▸ WORK TO COMPLETE
Scan the material below for the string "chart", and copy every line where it shows up.

begin

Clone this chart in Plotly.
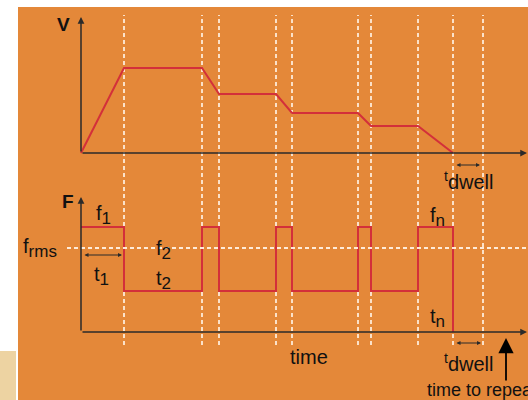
import plotly.graph_objects as go

# time axis in px-scaled units measured from the origin
t_marks = [43, 121, 138, 195, 211, 277, 290, 337, 372, 402]

# voltage profile (top panel)
v_t = [0, 43, 121, 138, 195, 211, 277, 290, 337, 372]
v_val = [0, 85, 85, 59, 59, 40, 40, 27, 27, 0]

# force profile (bottom panel), step shape
f_t = [0, 43, 121, 138, 195, 211, 277, 290, 337, 372]
f_val = [105, 41, 105, 41, 105, 41, 105, 41, 105, 0]
f_rms = 84

ORANGE = "#E48839"
RED = "#D3303A"
DASH = "rgba(255,240,225,0.95)"
AX = "#2a2a2a"
FONT = "Liberation Sans, Arial, sans-serif"

fig = go.Figure()

fig.add_trace(go.Scatter(x=v_t, y=v_val, mode="lines",
                         line=dict(color=RED, width=2), yaxis="y"))
fig.add_trace(go.Scatter(x=f_t, y=f_val, mode="lines", line_shape="hv",
                         line=dict(color=RED, width=2), yaxis="y2"))
# f_rms reference line
fig.add_trace(go.Scatter(x=[-14, 447], y=[f_rms, f_rms], mode="lines",
                         line=dict(color=DASH, width=1.8, dash="4px,3px"), yaxis="y2"))

shapes = [
    dict(type="rect", xref="paper", yref="paper", x0=18 / 528, x1=1, y0=0, y1=393 / 400,
         fillcolor=ORANGE, line_width=0, layer="below"),
    dict(type="rect", xref="paper", yref="paper", x0=0, x1=16 / 528, y0=0, y1=49 / 400,
         fillcolor="#EDD3A2", line_width=0, layer="below"),
]
for t in t_marks:
    shapes.append(dict(type="line", xref="x", yref="paper", x0=t, x1=t,
                       y0=55 / 400, y1=385 / 400, layer="below",
                       line=dict(color=DASH, width=1.8, dash="4px,3px")))


def arrow(x, y, ax, ay, yref, both=False, size=0.9, width=1.5, color=AX, head=2):
    d = dict(x=x, y=y, ax=ax, ay=ay, xref="x", yref=yref, axref="x", ayref=yref,
             text="", showarrow=True, arrowhead=head, arrowsize=size,
             arrowwidth=width, arrowcolor=color)
    if both:
        d.update(arrowside="end+start", startarrowhead=head, startarrowsize=size)
    return d


def label(txt, x, y, yref, size=20, anchor="center"):
    return dict(x=x, y=y, xref="x", yref=yref, text=txt, showarrow=False,
                xanchor=anchor, yanchor="middle",
                font=dict(family=FONT, size=size, color="#111111"))


def sub(base, s):
    return f"{base}<sub><span style='font-size:17px'>{s}</span></sub>"


ann = [
    # axes
    arrow(0, 136, 0, 0, "y"),
    arrow(446, 0, 0, 0, "y"),
    arrow(0, 135, 0, 0, "y2"),
    arrow(446, 0, 0, 0, "y2"),
    # dimension arrows
    arrow(399, -12, 374, -12, "y", both=True, size=0.8, width=1),
    arrow(400, -11, 374, -11, "y2", both=True, size=0.8, width=1),
    arrow(41, 77, 2, 77, "y2", both=True, size=0.8, width=1),
    arrow(425, -6, 425, -50, "y2", size=1.7, width=1.8, color="#000000", head=2),
    # labels
    label("<b>V</b>", -18, 129, "y", size=19),
    label("<b>F</b>", -13, 131, "y2", size=19),
    label(sub("f", "1"), 22, 117, "y2"),
    label(sub("f", "rms"), -41, 84, "y2"),
    label(sub("f", "2"), 82, 82, "y2"),
    label(sub("t", "1"), 20, 56, "y2"),
    label(sub("t", "2"), 82, 52, "y2"),
    label(sub("f", "n"), 356, 115, "y2"),
    label(sub("t", "n"), 356, 14, "y2"),
    label("<sup>t</sup>dwell", 387, -27, "y"),
    label("<sup>t</sup>dwell", 387, -30, "y2"),
    label("time", 228, -25, "y2"),
    label("time to repeat", 344, -58, "y2", size=18, anchor="left"),
]

axis_off = dict(showgrid=False, zeroline=False, showticklabels=False,
                showline=False, ticks="", fixedrange=True)

fig.update_layout(
    width=528, height=400,
    margin=dict(l=0, r=0, t=0, b=0),
    paper_bgcolor="white", plot_bgcolor="rgba(0,0,0,0)",
    showlegend=False,
    xaxis=dict(range=[-81, 447], domain=[0, 1], **axis_off),
    yaxis=dict(range=[-247, 153], domain=[0, 1], **axis_off),
    yaxis2=dict(range=[-68, 332], overlaying="y", **axis_off),
    shapes=shapes,
    annotations=ann,
    font=dict(family=FONT),
)

fig.write_html("out.html", config={"displayModeBar": False},
               post_script="document.body.style.margin='0px';")
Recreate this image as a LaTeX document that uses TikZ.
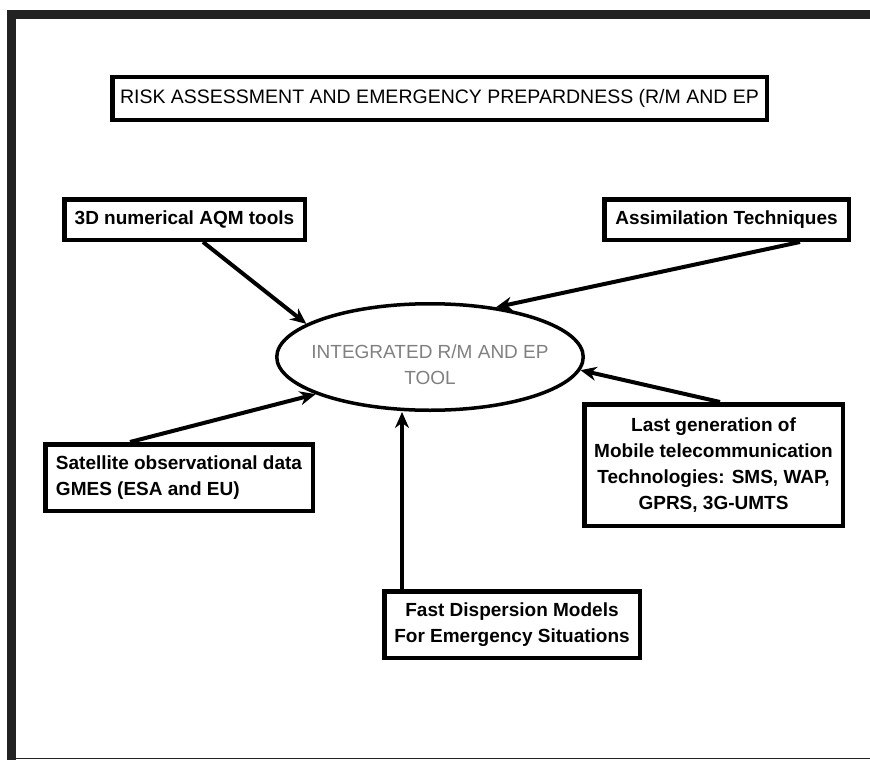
\documentclass[tikz,border=0pt]{standalone}
\usepackage{fontspec}
\setmainfont{Liberation Sans}
\usetikzlibrary{arrows.meta, positioning, calc, shapes.geometric}
\definecolor{framegray}{HTML}{222222}
\definecolor{toolgray}{HTML}{808080}

\begin{document}
\begin{tikzpicture}[
		x=1pt, y=-1pt,
		box/.style={draw, line width=4.5pt, inner sep=0pt, align=center,
			font=\bfseries\fontsize{19pt}{26pt}\selectfont},
		arr/.style={-{Stealth[length=16pt, width=14pt]}, line width=4pt}
		]
		
		% Frame
		\useasboundingbox (0,0) rectangle (870,760);
		\fill[framegray] (7,10) rectangle (870,19);
		\fill[framegray] (7,10) rectangle (16,760);
		\draw[framegray, line width=1.5pt] (16,758.5) -- (870,758.5);
		
		% Title
		\node[box, font=\fontsize{19.5pt}{26pt}\selectfont,
		minimum width=654.5pt, minimum height=42.5pt] (risk) at (439.5,98.5)
		{RISK ASSESSMENT AND EMERGENCY PREPARDNESS (R/M AND EP};
		
		% Central tool
		\node[ellipse, draw, line width=3.5pt, inner sep=0pt,
		minimum width=306.5pt, minimum height=106.5pt,
		label={[yshift=-8pt, align=center, text=toolgray,
			font=\fontsize{19pt}{26pt}\selectfont]center:INTEGRATED R/M AND EP\\TOOL}]
		(tool) at (430,357) {};
		
		% Inputs
		\node[box, minimum width=240.5pt, minimum height=40.5pt] (aqm) at (184.5,219.5)
		{3D numerical AQM tools};
		\node[box, minimum width=244.5pt, minimum height=40.5pt] (assim) at (726.5,219.5)
		{Assimilation Techniques};
		\node[box, align=left, minimum width=267.5pt, minimum height=66.5pt] (sat) at (179,477.5)
		{Satellite observational data\\GMES (ESA and EU)};
		\node[box, minimum width=258.5pt, minimum height=121.5pt] (mobile) at (713.5,465)
		{Last generation of\\Mobile telecommunication\\Technologies: SMS, WAP,\\GPRS, 3G-UMTS};
		\node[box, minimum width=255.5pt, minimum height=66.5pt] (fast) at (512,624.5)
		{Fast Dispersion Models\\For Emergency Situations};
		
		% Arrows
		\draw[arr] ([xshift=18.5pt]aqm.south) -- (tool.165);
		\draw[arr] ([xshift=73.5pt]assim.south) -- (tool.37);
		\draw[arr] ([xshift=-49pt]sat.north) -- (tool.198);
		\draw[arr] ([xshift=6.5pt]mobile.north) -- (tool.-5);
		\draw[arr] ([xshift=-110pt]fast.north) -- ([xshift=-110pt]fast.north |- tool.south);
		
	\end{tikzpicture}
\end{document}
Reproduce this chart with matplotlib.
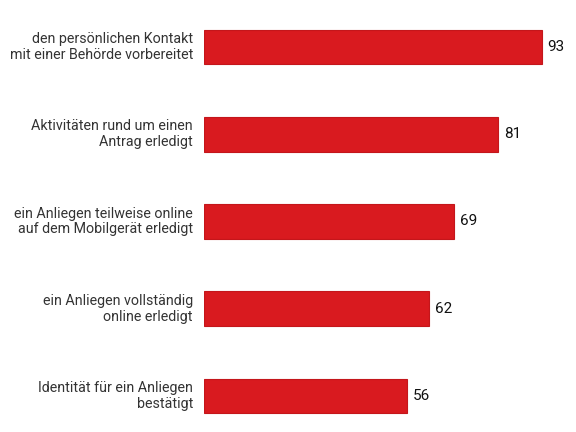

end

▸ OUTPUT FOR THIS EXERCISE
Clone this chart in Plotly.
Reproduce this chart with matplotlib.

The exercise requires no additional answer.